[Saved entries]

#####

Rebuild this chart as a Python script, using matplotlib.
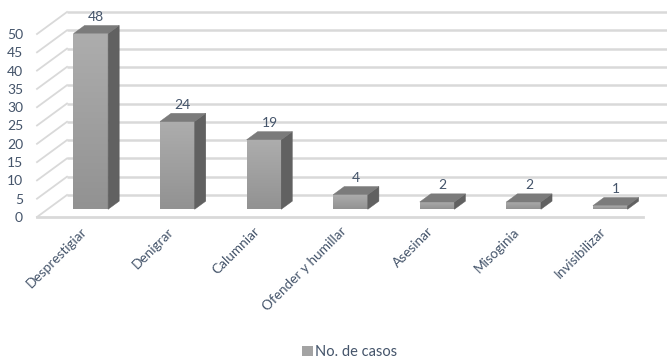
import numpy as np
import matplotlib
matplotlib.use('Agg')
import matplotlib.pyplot as plt
from matplotlib.patches import Polygon, Rectangle

categories = ['Desprestigiar', 'Denigrar', 'Calumniar', 'Ofender y humillar',
              'Asesinar', 'Misoginia', 'Invisibilizar']
casos = [48, 24, 19, 4, 2, 2, 1]
yticks = list(range(0, 55, 5))
series_name = 'No. de casos'

plt.rcParams['font.family'] = ['Lato', 'DejaVu Sans']
text_color = '#44546a'
grid_color = '#d9d9d9'

W, H = 667, 359
fig = plt.figure(figsize=(W / 100.0, H / 100.0), dpi=100)
ax = fig.add_axes([37 / W, 142 / H, 606 / W, 183 / H])
ax.set_xlim(-0.5, len(categories) - 0.5)
ax.set_ylim(0, 50)

# depth of the 3d box in data units (about 30 px right, 22 px up)
dxd = 30 / 86.6
dyd = 22 / 3.66
d_front, d_back = 0.35, 0.72
bw = 0.40
x0, x1 = -0.5, len(categories) - 0.5

# back wall gridlines and left wall diagonals
for v in yticks:
    ax.plot([x0 + dxd, x1 + dxd + 1], [v + dyd, v + dyd], color=grid_color,
            lw=1.8, clip_on=False, zorder=1, solid_capstyle='butt')
    ax.plot([x0, x0 + dxd], [v, v + dyd], color=grid_color, lw=1.3,
            clip_on=False, zorder=1)
# floor front edge
ax.plot([x0, x1], [0, 0], color=grid_color, lw=2.0, clip_on=False, zorder=1)

grad = np.linspace(0, 1, 100).reshape(-1, 1)
cmap_front = matplotlib.colors.LinearSegmentedColormap.from_list(
    'front', ['#929292', '#adadad'])

for i, v in enumerate(casos):
    xl = i - bw / 2 + d_front * dxd
    xr = xl + bw
    yb = d_front * dyd
    yt = v + d_front * dyd
    ddx = (d_back - d_front) * dxd
    ddy = (d_back - d_front) * dyd
    # front face with vertical gradient
    front = Rectangle((xl, yb), bw, v, facecolor='none', edgecolor='none',
                      zorder=3, clip_on=False)
    ax.add_patch(front)
    im = ax.imshow(grad, extent=[xl, xr, yb, yt], origin='lower', aspect='auto',
                   cmap=cmap_front, zorder=3)
    im.set_clip_path(front)
    # side face
    side = Polygon([[xr, yb], [xr + ddx, yb + ddy], [xr + ddx, yt + ddy], [xr, yt]],
                   closed=True, facecolor='#616161', edgecolor='#5a5a5a', lw=0.3,
                   zorder=3, clip_on=False)
    ax.add_patch(side)
    # top face
    top = Polygon([[xl, yt], [xr, yt], [xr + ddx, yt + ddy], [xl + ddx, yt + ddy]],
                  closed=True, facecolor='#7b7b7b', edgecolor='#737373', lw=0.3,
                  zorder=4, clip_on=False)
    ax.add_patch(top)
    ax.annotate(str(v), (i + (d_front + d_back) / 2 * dxd, v + d_back * dyd),
                xytext=(0, 2), textcoords='offset points', ha='center', va='bottom',
                fontsize=10, color=text_color, zorder=5, annotation_clip=False)

ax.set_xlim(x0, x1)
ax.set_ylim(0, 50)

ax.set_yticks(yticks)
ax.set_yticklabels([str(t) for t in yticks], fontsize=10, color=text_color)
ax.set_xticks(range(len(categories)))
ax.set_xticklabels(categories, rotation=45, ha='right', rotation_mode='anchor',
                   fontsize=9.8, color=text_color)
ax.tick_params(axis='y', length=0, pad=10)
ax.tick_params(axis='x', length=0, pad=6)
for s in ax.spines.values():
    s.set_visible(False)
ax.patch.set_visible(False)

# legend
fig.legend(handles=[Rectangle((0, 0), 1, 1, facecolor='#a3a3a3', edgecolor='none')],
           labels=[series_name], loc='center', bbox_to_anchor=(350 / W, 1 - 352 / H),
           frameon=False, fontsize=10.5, handlelength=0.75, handleheight=0.75,
           handletextpad=0.15, labelcolor=text_color)

fig.savefig('out.png', dpi=100)
plt.close('all')
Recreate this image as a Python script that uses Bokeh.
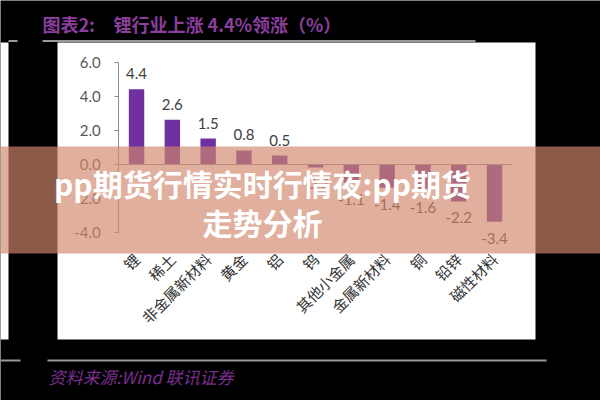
import math
from bokeh.plotting import figure
from bokeh.models import (ColumnDataSource, Range1d, LinearAxis, FixedTicker,
                          BoxAnnotation, Label, NumeralTickFormatter)
from bokeh.embed import file_html
from bokeh.resources import INLINE
from bokeh.core.properties import value

# ---- data ----
categories = ["锂", "稀土", "非金属新材料", "黄金", "铝", "钨",
              "其他小金属", "金属新材料", "铜", "铅锌", "磁性材料"]
changes = [4.4, 2.6, 1.5, 0.8, 0.5, -0.2, -1.1, -1.4, -1.6, -2.2, -3.4]
y_ticks = [-4, -2, 0, 2, 4, 6]
title_prefix = "图表2:"
title_text = "锂行业上涨 4.4%领涨（%）"
source_text = "资料来源:Wind  联讯证券"
banner_lines = ["pp期货行情实时行情夜:pp期货", "走势分析"]

W, H = 600, 400
idx = list(range(len(categories)))
labels = [f"{v:.1f}" for v in changes]

src = ColumnDataSource(dict(x=idx, top=changes))
pos_src = ColumnDataSource(dict(
    x=[i for i, v in zip(idx, changes) if v >= 0],
    y=[v for v in changes if v >= 0],
    t=[l for l, v in zip(labels, changes) if v >= 0]))
neg_src = ColumnDataSource(dict(
    x=[i for i, v in zip(idx, changes) if v < 0],
    y=[v for v in changes if v < 0],
    t=[l for l, v in zip(labels, changes) if v < 0]))

p = figure(width=W, height=H, output_backend="svg", toolbar_location=None,
           x_range=Range1d(-3.80, 12.96), y_range=Range1d(-13.91, 9.62),
           x_axis_type=None, y_axis_type=None, min_border=0,
           background_fill_color="black", border_fill_color="black",
           outline_line_color=None)


def box(l, t, r, b, color, alpha=1.0, level="underlay"):
    ba = BoxAnnotation(left=l, right=r, top=H - t, bottom=H - b,
                       left_units="screen", right_units="screen",
                       top_units="screen", bottom_units="screen",
                       fill_color=color, fill_alpha=alpha, line_color=None,
                       level=level)
    p.add_layout(ba)


# background panels and rules
box(57, 42, 535, 339, "white")
box(0, 42, 8, 339, "white")
box(42, 39.5, 475, 41.5, "#9a9a9a")
box(8, 39.5, 17, 41.5, "#9a9a9a")
box(0, 359, 20, 361, "#9a9a9a")
box(47, 359, 546, 361, "#9a9a9a")

# bars
p.vbar(x="x", top="top", bottom=0, width=0.43, source=src,
       fill_color="#7030A0", line_color=None)

p.text(x="x", y="y", text="t", source=pos_src, text_align="center",
       text_baseline="bottom", y_offset=-10, text_font=value("Lato"),
       text_font_size="15px", text_color="#404040")
p.text(x="x", y="y", text="t", source=neg_src, text_align="center",
       text_baseline="top", y_offset=11, text_font=value("Lato"),
       text_font_size="15px", text_color="#404040")

# y axis
yax = LinearAxis(fixed_location=idx[0] - 0.5, bounds=(y_ticks[0], y_ticks[-1]),
                 ticker=FixedTicker(ticks=y_ticks),
                 formatter=NumeralTickFormatter(format="0.0"))
yax.axis_line_color = "#8c8c8c"
yax.major_tick_line_color = "#8c8c8c"
yax.major_tick_in = 0
yax.major_tick_out = 4
yax.minor_tick_line_color = None
yax.major_label_text_font_size = "15px"
yax.major_label_text_font = "Lato"
yax.major_label_text_color = "#595959"
yax.major_label_standoff = 14
p.add_layout(yax, "left")

# zero line
zax = LinearAxis(fixed_location=0, bounds=(idx[0] - 0.5, idx[-1] + 0.5),
                 ticker=FixedTicker(ticks=[]))
zax.axis_line_color = "#8c8c8c"
zax.major_tick_line_color = None
zax.minor_tick_line_color = None
zax.major_label_text_font_size = "0px"
p.add_layout(zax, "below")

# category labels
xax = LinearAxis(fixed_location=-4.9, ticker=FixedTicker(ticks=idx),
                 major_label_overrides={i: c for i, c in zip(idx, categories)})
xax.major_label_orientation = math.pi / 4
xax.axis_line_color = None
xax.major_tick_line_color = None
xax.minor_tick_line_color = None
xax.major_label_text_font_size = "15px"
xax.major_label_text_font = "Noto Sans CJK SC"
xax.major_label_text_color = "#333333"
xax.major_label_standoff = 3
p.add_layout(xax, "below")

# titles
p.add_layout(Label(x=42, y=H - 23.5, x_units="screen", y_units="screen",
                   text=title_prefix, text_font="Noto Sans CJK SC",
                   text_font_size="18px", text_font_style="bold",
                   text_color="#8C3E9E", text_baseline="middle"))
p.add_layout(Label(x=113, y=H - 23.5, x_units="screen", y_units="screen",
                   text=title_text, text_font="Noto Sans CJK SC",
                   text_font_size="18px", text_font_style="bold",
                   text_color="#8C3E9E", text_baseline="middle"))
p.add_layout(Label(x=48, y=H - 376, x_units="screen", y_units="screen",
                   text=source_text, text_font="Noto Sans CJK SC",
                   text_font_size="17px", text_font_style="italic",
                   text_color="#7A2E8E", text_baseline="middle"))

# banner overlay
box(0, 146, 600, 253, "#D0876C", 0.667, level="annotation")
for txt, yc in zip(banner_lines, [182, 221]):
    p.add_layout(Label(x=262, y=H - yc, x_units="screen", y_units="screen",
                       text=txt, text_font="Noto Sans CJK SC",
                       text_font_size="30px", text_font_style="bold",
                       text_color="white", text_align="center",
                       text_baseline="middle", level="overlay"))

open("out.html", "w").write(file_html(p, INLINE))
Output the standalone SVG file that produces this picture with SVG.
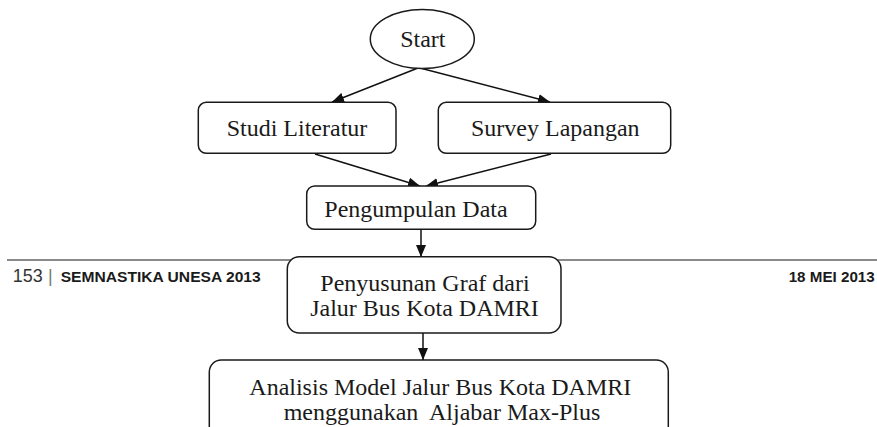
<svg xmlns="http://www.w3.org/2000/svg" width="877" height="427" viewBox="0 0 877 427">
  <style>
    .box { fill: #ffffff; stroke: #1a1a1a; stroke-width: 1.5; }
    .lbl { font-family: "Liberation Serif", "Times New Roman", serif; font-size: 24px; fill: #1a1a1a; text-anchor: middle; }
    .conn { stroke: #111111; stroke-width: 1.5; fill: none; marker-end: url(#arrow); }
    .rule { stroke: #8a8a8a; stroke-width: 2; }
    .hdr { font-family: "Liberation Sans", Arial, sans-serif; font-weight: bold; font-size: 14px; fill: #1a1a1a; }
    .pg { font-family: "Liberation Sans", Arial, sans-serif; font-size: 18px; fill: #333333; }
  </style>
  <defs>
    <marker id="arrow" markerUnits="userSpaceOnUse" markerWidth="12" markerHeight="10" refX="12" refY="5" orient="auto">
      <path d="M0,0 L12,5 L0,10 Z" fill="#111111"/>
    </marker>
  </defs>
  <rect width="877" height="427" fill="#ffffff"/>

  <g id="page-header">
    <line class="rule" x1="7" y1="260" x2="877" y2="260"/>
    <text class="pg" x="12.7" y="281.7" textLength="30" lengthAdjust="spacingAndGlyphs">153</text>
    <text class="pg" x="48" y="281.7" fill="#666666" style="fill:#777777">|</text>
    <text class="hdr" x="60.7" y="281.7" textLength="200" lengthAdjust="spacingAndGlyphs">SEMNASTIKA UNESA 2013</text>
    <text class="hdr" x="788.7" y="281.7" textLength="86" lengthAdjust="spacingAndGlyphs">18 MEI 2013</text>
  </g>

  <g id="connectors">
    <line class="conn" x1="418" y1="68" x2="332" y2="102"/>
    <line class="conn" x1="420" y1="68" x2="550" y2="102"/>
    <line class="conn" x1="315" y1="154" x2="420" y2="186"/>
    <line class="conn" x1="551" y1="154" x2="426" y2="186"/>
    <line class="conn" x1="421" y1="229" x2="421" y2="257"/>
    <line class="conn" x1="423" y1="333" x2="423" y2="360"/>
  </g>

  <g id="start">
    <ellipse class="box" cx="422.3" cy="39" rx="52" ry="29.5"/>
    <text class="lbl" x="422.8" y="47.3">Start</text>
  </g>

  <g id="studi-literatur">
    <rect class="box" x="198.3" y="102.3" width="197.7" height="51" rx="8"/>
    <text class="lbl" x="297" y="135.7">Studi Literatur</text>
  </g>

  <g id="survey-lapangan">
    <rect class="box" x="438.3" y="102.3" width="232.4" height="51" rx="8"/>
    <text class="lbl" x="555.3" y="135.7">Survey Lapangan</text>
  </g>

  <g id="pengumpulan-data">
    <rect class="box" x="306.7" y="186" width="229" height="43.3" rx="8"/>
    <text class="lbl" x="416" y="216.7">Pengumpulan Data</text>
  </g>

  <g id="penyusunan-graf">
    <rect class="box" x="287.3" y="256.7" width="273.7" height="76.3" rx="12"/>
    <text class="lbl" x="425" y="291.3">Penyusunan Graf dari</text>
    <text class="lbl" x="424.5" y="316.3">Jalur Bus Kota DAMRI</text>
  </g>

  <g id="analisis-model">
    <rect class="box" x="209.3" y="360" width="459" height="90" rx="12"/>
    <text class="lbl" x="440.3" y="395">Analisis Model Jalur Bus Kota DAMRI</text>
    <text class="lbl" x="442" y="420" xml:space="preserve">menggunakan  Aljabar Max-Plus</text>
  </g>
</svg>
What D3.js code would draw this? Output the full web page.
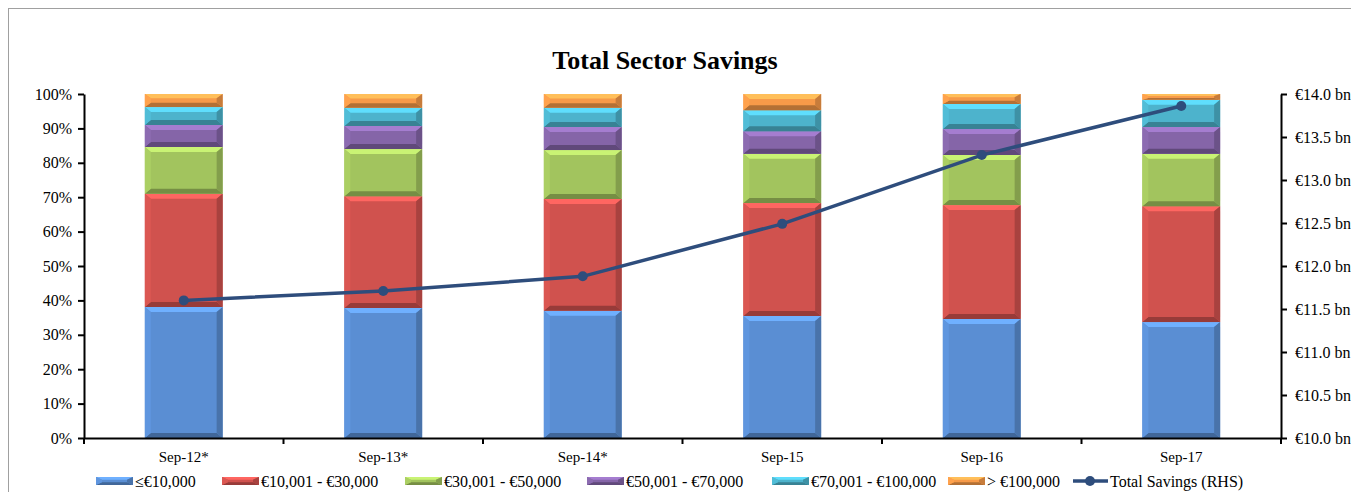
<!DOCTYPE html>
<meta charset="utf-8">
<style>
body { margin: 0; background: #fff; }
svg { font-family: "Liberation Serif", "Times New Roman", serif; }
.axis text { font-size: 16px; fill: #000; font-family: "Liberation Serif", "Times New Roman", serif; }
.axis.xax text { font-size: 15px; }
.axis path, .axis line { stroke: #000; stroke-width: 2px; }
</style>
<svg width="1351" height="492"></svg>
<script src="https://d3js.org/d3.v7.min.js"></script>
<script>

var categories = ["Sep-12*", "Sep-13*", "Sep-14*", "Sep-15", "Sep-16", "Sep-17"];
var bandNames = ["\u2264\u20ac10,000", "\u20ac10,001 - \u20ac30,000", "\u20ac30,001 - \u20ac50,000",
                 "\u20ac50,001 - \u20ac70,000", "\u20ac70,001 - \u20ac100,000", "> \u20ac100,000"];
// share of savings per band (%), one array per band
var upTo10k    = [38.1, 37.8, 37.0, 35.5, 34.6, 33.7];
var k10to30    = [32.9, 32.5, 32.5, 32.8, 33.1, 33.7];
var k30to50    = [13.6, 13.7, 14.2, 14.3, 14.6, 15.2];
var k50to70    = [6.4, 6.7, 6.7, 6.6, 7.5, 7.8];
var k70to100   = [5.2, 5.3, 5.6, 6.1, 7.3, 7.9];
var over100k   = [3.8, 4.0, 4.0, 4.7, 2.9, 1.7];
var totalSavings = [11.60, 11.71, 11.88, 12.49, 13.29, 13.86]; // € bn (RHS)
var pctTicks = [0, 10, 20, 30, 40, 50, 60, 70, 80, 90, 100];
var bnTicks = [10.0, 10.5, 11.0, 11.5, 12.0, 12.5, 13.0, 13.5, 14.0];

var colors = ["#5a8ed3", "#d0524e", "#a2c45e", "#8565a8", "#4db3cc", "#f79a49"];
var lineColor = "#2e4d7c";

var svg = d3.select("svg"),
    plotL = 84, plotR = 1281, plotT = 94, plotB = 438;

// chart border
svg.append("rect").attr("x", 8.5).attr("y", 8.5).attr("width", 1400).attr("height", 600)
  .attr("fill", "none").attr("stroke", "#a0a0a0");

svg.append("text").attr("x", 665).attr("y", 69).attr("text-anchor", "middle")
  .attr("font-size", "26px").attr("font-weight", "bold").text("Total Sector Savings");

var x = d3.scaleBand().domain(categories).range([plotL, plotR]).paddingInner(0.61).paddingOuter(0.305);
var y = d3.scaleLinear().domain([0, 100]).range([plotB, plotT]);
var y2 = d3.scaleLinear().domain([10, 14]).range([plotB, plotT]);

var series = [upTo10k, k10to30, k30to50, k50to70, k70to100, over100k];
var rows = categories.map(function(c, i) {
  var r = { cat: c };
  series.forEach(function(s, j) { r["b" + j] = s[i]; });
  return r;
});
var stack = d3.stack().keys(series.map(function(s, j) { return "b" + j; }))(rows);

function bevelled(g, x0, y0, w, h, col) {
  var b = Math.min(6, w / 4), bv = Math.min(5, h / 3);
  var c = d3.color(col);
  g.append("rect").attr("x", x0).attr("y", y0).attr("width", w).attr("height", h).attr("fill", col);
  var x1 = x0 + w, y1 = y0 + h;
  var faces = [
    [[x0, y0], [x1, y0], [x1 - b, y0 + bv], [x0 + b, y0 + bv], c.brighter(0.6)],
    [[x0, y1], [x1, y1], [x1 - b, y1 - bv], [x0 + b, y1 - bv], c.darker(0.9)],
    [[x0, y0], [x0 + b, y0 + bv], [x0 + b, y1 - bv], [x0, y1], c.brighter(0.15)],
    [[x1, y0], [x1 - b, y0 + bv], [x1 - b, y1 - bv], [x1, y1], c.darker(0.6)]
  ];
  faces.forEach(function(f) {
    g.append("polygon").attr("points", f.slice(0, 4).map(function(p) { return p.join(","); }).join(" "))
      .attr("fill", f[4]);
  });
}

var barG = svg.append("g");
stack.forEach(function(layer, j) {
  layer.forEach(function(d) {
    var y0 = y(d[1]), y1 = y(d[0]);
    bevelled(barG, x(d.data.cat), y0, x.bandwidth(), y1 - y0, colors[j]);
  });
});

// axes
svg.append("g").attr("class", "axis").attr("transform", "translate(" + plotL + ",0)")
  .call(d3.axisLeft(y).tickValues(pctTicks).tickSize(6).tickSizeOuter(0).tickPadding(6)
    .tickFormat(function(d) { return d + "%"; }));
svg.append("g").attr("class", "axis").attr("transform", "translate(" + plotR + ",0)")
  .call(d3.axisRight(y2).tickValues(bnTicks).tickSize(6).tickSizeOuter(0).tickPadding(8)
    .tickFormat(function(d) { return "\u20ac" + d.toFixed(1) + " bn"; }));
var xAxis = svg.append("g").attr("class", "axis xax").attr("transform", "translate(0," + plotB + ")")
  .call(d3.axisBottom(x).tickSize(0).tickSizeOuter(0).tickPadding(13));
xAxis.selectAll(".tick text").attr("dy", "0.71em");
var bounds = d3.range(categories.length + 1).map(function(i) { return plotL + i * x.step(); });
xAxis.selectAll(".bound").data(bounds).enter().append("line")
  .attr("x1", function(d) { return d; }).attr("x2", function(d) { return d; })
  .attr("y1", 0).attr("y2", 6);

// total savings line
var line = d3.line()
  .x(function(d, i) { return x(categories[i]) + x.bandwidth() / 2; })
  .y(function(d) { return y2(d); });
svg.append("path").datum(totalSavings).attr("d", line)
  .attr("fill", "none").attr("stroke", lineColor).attr("stroke-width", 3.5);
svg.selectAll(".pt").data(totalSavings).enter().append("circle")
  .attr("cx", function(d, i) { return x(categories[i]) + x.bandwidth() / 2; })
  .attr("cy", function(d) { return y2(d); })
  .attr("r", 5).attr("fill", lineColor);

// legend
var legend = svg.append("g").attr("font-size", "16px");
var items = bandNames.map(function(n, j) { return { name: n, color: colors[j], kind: "bar" }; })
  .concat([{ name: "Total Savings (RHS)", color: lineColor, kind: "line" }]);
var legendX = [96, 222, 405, 587, 772, 948, 1073], ly = 487;
items.forEach(function(it, k) {
  var g = legend.append("g"), lx = legendX[k];
  if (it.kind === "bar") {
    bevelled(g, lx, ly - 10, 37, 8, it.color);
  } else {
    g.append("line").attr("x1", lx).attr("x2", lx + 35).attr("y1", ly - 6).attr("y2", ly - 6)
      .attr("stroke", it.color).attr("stroke-width", 3.5);
    g.append("circle").attr("cx", lx + 17).attr("cy", ly - 6).attr("r", 5).attr("fill", it.color);
  }
  g.append("text").attr("x", lx + (it.kind === "bar" ? 39 : 37)).attr("y", ly).text(it.name);
});

</script>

#####

=== Task directions ===
From the first line of the material down to the line containing "x0, x1 = -0.5, len(categories) - 0.5", inclusive, return each line exactly, skipping any picture.

=== The response ===
Rebuild this chart as a Python script, using matplotlib.
import numpy as np
import matplotlib
matplotlib.use('Agg')
import matplotlib.pyplot as plt
from matplotlib.patches import Polygon, Rectangle

categories = ['Desprestigiar', 'Denigrar', 'Calumniar', 'Ofender y humillar',
              'Asesinar', 'Misoginia', 'Invisibilizar']
casos = [48, 24, 19, 4, 2, 2, 1]
yticks = list(range(0, 55, 5))
series_name = 'No. de casos'

plt.rcParams['font.family'] = ['Lato', 'DejaVu Sans']
text_color = '#44546a'
grid_color = '#d9d9d9'

W, H = 667, 359
fig = plt.figure(figsize=(W / 100.0, H / 100.0), dpi=100)
ax = fig.add_axes([37 / W, 142 / H, 606 / W, 183 / H])
ax.set_xlim(-0.5, len(categories) - 0.5)
ax.set_ylim(0, 50)

# depth of the 3d box in data units (about 30 px right, 22 px up)
dxd = 30 / 86.6
dyd = 22 / 3.66
d_front, d_back = 0.35, 0.72
bw = 0.40
x0, x1 = -0.5, len(categories) - 0.5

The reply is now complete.